Director Günter Krämer presents a little stage show during the overture: four children in 19th-century costume are playing; one boy has a puppet theatre and the other a small rocking horse. A girl in white practices ballet; another girl in black spends most of her time gazing in a mirror, but then knocks the other girl down. When the curtain rises we see that Fenena is dressed in white and putative sister Abigaille in dark blue. The overture “play” thus foretells the sibling rivalry between the sisters - BUT Krämer also has the chorus of Hebrews dressed in the style of the 1930s, all in black, the men wearing fedoras. Thus he also seeks to create a parallel between the Jews in the Babylonian captivity and the Holocaust. In the final scene of the work, after the Hebrew god has punished Nabucco for his blasphemy, chorus members are holding photographs of what I presume are the dead and missing. The director seems to be trying to send a salutary message to the Viennese audience, but it comes across as exploiting the Holocaust to give his production a sense of grave historical importance that the opera - an example of contrived 19th-century bombast rescued by the vitality of its score - simply cannot support.


Not only is the concept wrong-headed, it makes for very dull watching. The stage picture basically consists of the chorus (or choruses) in front of a plain cyclorama. Abigaille wears a blue recital-style gown throughout, a costume more appropriate to a concert performance.

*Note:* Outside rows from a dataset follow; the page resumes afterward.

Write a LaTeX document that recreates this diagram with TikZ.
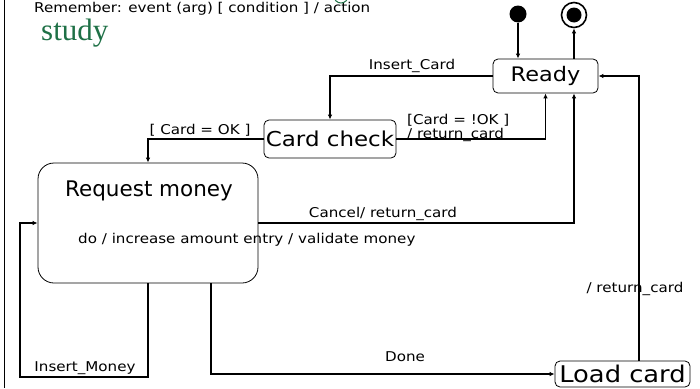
\documentclass[tikz,border=0pt]{standalone}
\usepackage{fontspec}
\setmainfont{DejaVu Sans}
\newfontfamily\wide[FakeStretch=1.12]{DejaVu Sans}
\newfontfamily\studyfont{Liberation Serif}
\usetikzlibrary{arrows.meta,calc}
\definecolor{studygreen}{RGB}{30,112,70}
\tikzset{
  statebox/.style={draw, line width=0.8pt, rounded corners=5pt, inner sep=1pt},
  conn/.style={line width=1.6pt, -{Latex[length=5pt,width=4.5pt]}},
  lbl/.style={font=\wide\fontsize{13.5}{14}\selectfont, inner sep=0pt},
}
\begin{document}
\begin{tikzpicture}[x=1pt,y=-1pt]
\useasboundingbox (0,0) rectangle (700,388);
\draw[line width=1pt] (4.5,0) -- (4.5,388);
% header
\node[lbl, anchor=west] (remember) at (34,9) {Remember: event (arg) [ condition ] / action};
\node[anchor=west, inner sep=0pt, text=studygreen, font=\studyfont\fontsize{31}{31}\selectfont] (study) at (41,33) {study};
\draw[studygreen, line width=1pt] (341,-4) circle (7);
% states
\node[circle, fill=black, minimum size=17pt, inner sep=0pt] (init) at (518,14) {};
\node[circle, draw, line width=1.6pt, minimum size=25pt, inner sep=0pt] (final) at (574,15) {};
\node[circle, fill=black, minimum size=15pt, inner sep=0pt] (finalin) at (574,15) {};
\node[statebox, minimum width=105pt, minimum height=34pt, font=\wide\fontsize{20}{22}\selectfont] (ready) at (545.5,76) {Ready};
\node[statebox, minimum width=132pt, minimum height=38pt, font=\wide\fontsize{20.5}{22}\selectfont] (cc) at (330,139) {Card check};
\node[draw, line width=0.8pt, rounded corners=16pt, minimum width=220pt, minimum height=120pt] (rm) at (148,223) {};
\node[font=\fontsize{21.5}{22}\selectfont, inner sep=0pt] (rmtitle) at (149,191) {Request money};
\node[lbl, anchor=west] (rmdo) at (78,240) {do / increase amount entry / validate money};
\node[statebox, minimum width=135pt, minimum height=26pt, font=\wide\fontsize{23}{24}\selectfont] (lc) at (622.5,374) {Load card};
% connectors
\coordinate (imc) at (20,377);
\coordinate (dn) at (211,0);
\coordinate (rc) at (639,0);
\draw[conn] (init) -- (ready.north -| init);
\draw[conn] (ready.north -| final) -- (final);
\draw[conn] (ready.west) -| (cc.north);
\draw[conn] (cc.west) -| (rm.north);
\draw[conn] (cc.east) -| (ready.south);
\draw[conn] (rm.east) -| (ready.south -| final);
\draw[conn] (rm.south) -- (rm.south |- imc) -- (imc) |- (rm.west);
\draw[conn] (rm.south -| dn) |- (lc.west);
\draw[conn] (lc.north -| rc) |- (ready.east);
% labels
\node[lbl] (l1) at (412,66) {Insert\_Card};
\node[lbl] (l2) at (200,130) {[ Card = OK ]};
\node[lbl, anchor=west, align=left] (l3) at (407,128) {[Card = !OK ]\\/ return\_card};
\node[lbl] (l4) at (383,214) {Cancel/ return\_card};
\node[lbl] (l5) at (85,368) {Insert\_Money};
\node[lbl] (l6) at (405,357) {Done};
\node[lbl] (l7) at (635,289) {/ return\_card};
\end{tikzpicture}
\end{document}
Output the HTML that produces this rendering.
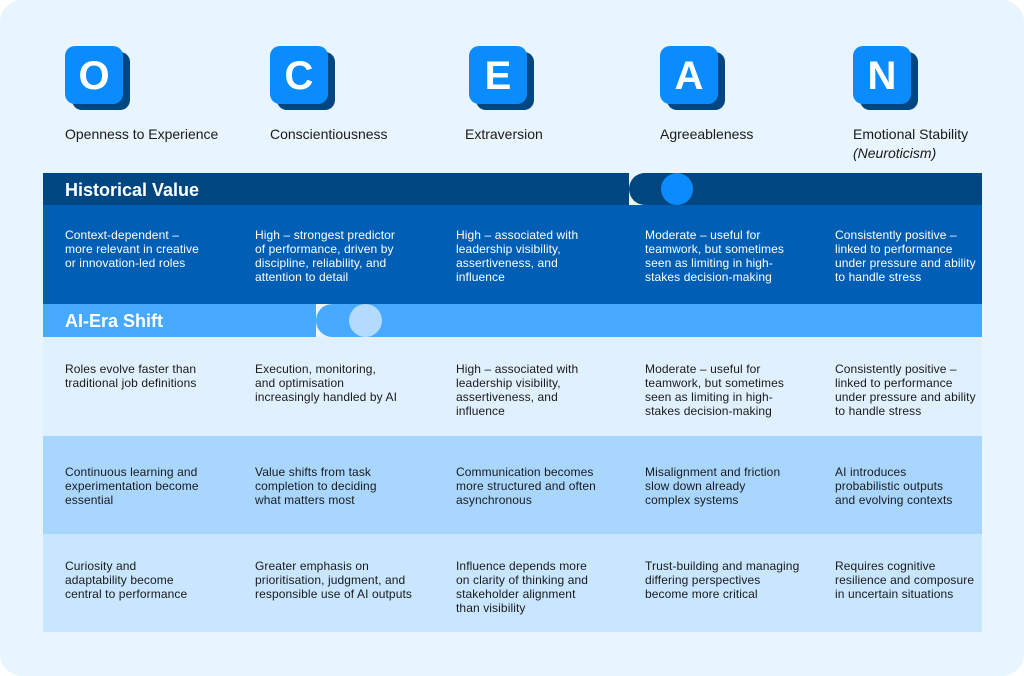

The Jews carry plastic water bottles. The climactic moment when we are supposed to see the Assyrian altar collapse, someone sets fire to the puppet theatre which burns up in about two seconds, a piffling effect. (Plus the English titles are often clumsy, as when there is reference to the god “Ball”.)


In case you think you might want to see a production of this work with Holocaust window-dressing, how does the performance stack up musically? Full marks must go to conductor Fabio Luisi for a taut, well-defined performance that never lets up. Maria Guleghina was arguably the choice Abigaille of the day and it’s a pity that she seems constrained by the staging. Leo Nucci gives his considerable best at this point in his career, but the results don’t match the considerable effort being made. Giacomo Prestia is an underwhelming Zaccaria. However, Marina Domashenko and Miroslav Dvorský do well as the romantic couple Fenena and Ismaele, and the all-important chorus sounds terrific.